Before the avalanche of growth, Toyota took about 10 years to train first-class engineers, Liker said.

These engineers and senior managers had time to absorb company values that gave them an intuitive feel for weighing quality demands against cost concerns -- and how to squeeze suppliers on cost without getting inferior parts, said Susan Helper, a professor of economics at Case Western University in Cleveland and an expert on global manufacturing.

"So much of what made the company work well was that each manager was personally trained by a mentor who himself had long experience with the company," she said. "When the fast expansion came, Toyota was very short of senior managers who were ready to become mentors. My sense is that decisions were made more on numbers, without understanding fully whether those numbers were measuring the right thing."

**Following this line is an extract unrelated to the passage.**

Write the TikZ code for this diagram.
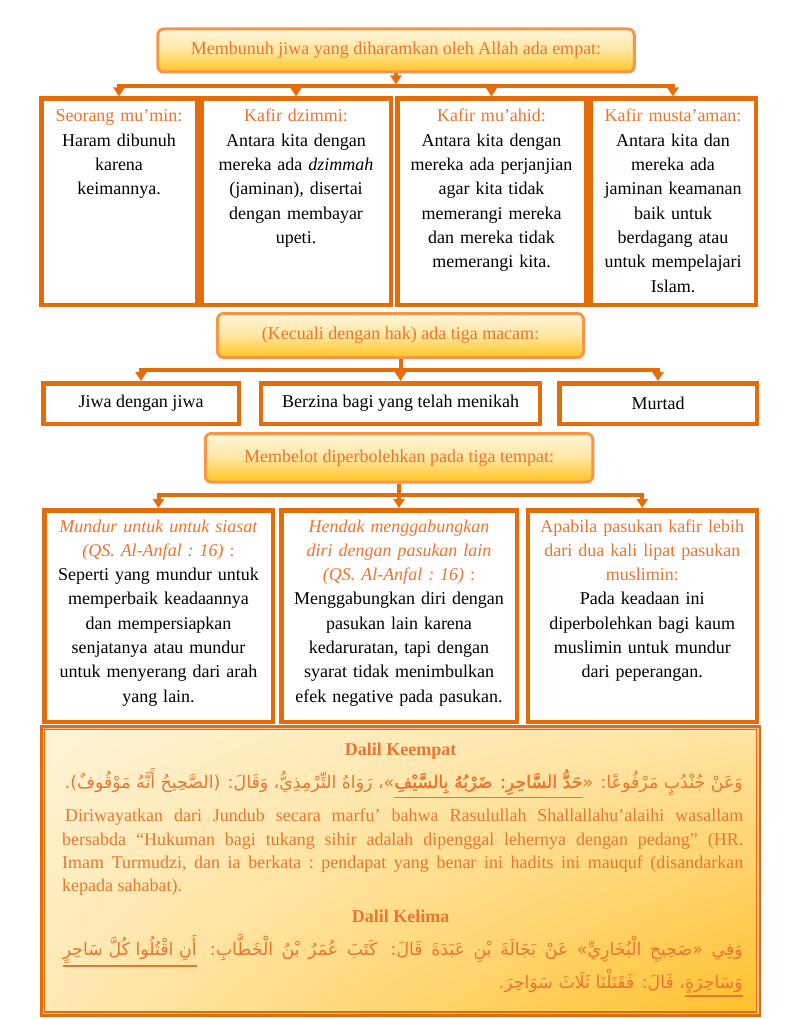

As Toyota's new cars became less mechanical and more dependent on electronics and computers, management's intuitive feel for quality was further diluted, along with its expert understanding of how suppliers made parts, Helper said.

A rapid proliferation of new car models also weakened Toyota's engineering backbone, according to Michael J. Smitka, a professor of economics at Washington and Lee University and an expert on Japanese manufacturing.

"The expansion was out of control and the engineers were very clearly stressed, working endless overtime," Smitka said.

He said harried engineers were often forced to borrow from existing models -- to save money and because they had no time to customize all new parts.

Less testing

Toyota's reach for worldwide domination -- the company said in 2002 that it wanted 15 percent of the global auto market and intended to be the No. 1 carmaker -- dovetailed with the rise of low-cost competition in South Korea and elsewhere.

To cut costs, Toyota "dramatically reduced" crash testing of new car models, according to Koji Endo, a longtime auto analyst and managing director of Advanced Research Japan, a corporate research firm in Tokyo.

"They do virtual testing using computer models, and it is expertly done," Endo said. "But from time to time there are unexpected real-world problems that the computer models do not account for."

One such real-world problem -- with the brakes of more than 400,000 Priuses and other hybrid models that were recalled on Tuesday -- occurs only when the driver of a slow-moving vehicle slowly applies the brakes while moving over a slippery or bumpy surface. The problem causes brief and sometimes frightening delays in perceived braking capacity.

Sasaki, the senior quality-control executive at Toyota, said testing of the Prius was "not able to identify" this problem. But he said he felt it when he stepped on the brake of a Prius last weekend during a test drive on an icy road in northern Japan.

Prius owners have been complaining for months about the brakes -- to the company and to Japan's Ministry of Transport.

An official from the ministry said that if Toyota had been paying closer attention to these complaints, it would have realized there was a safety problem.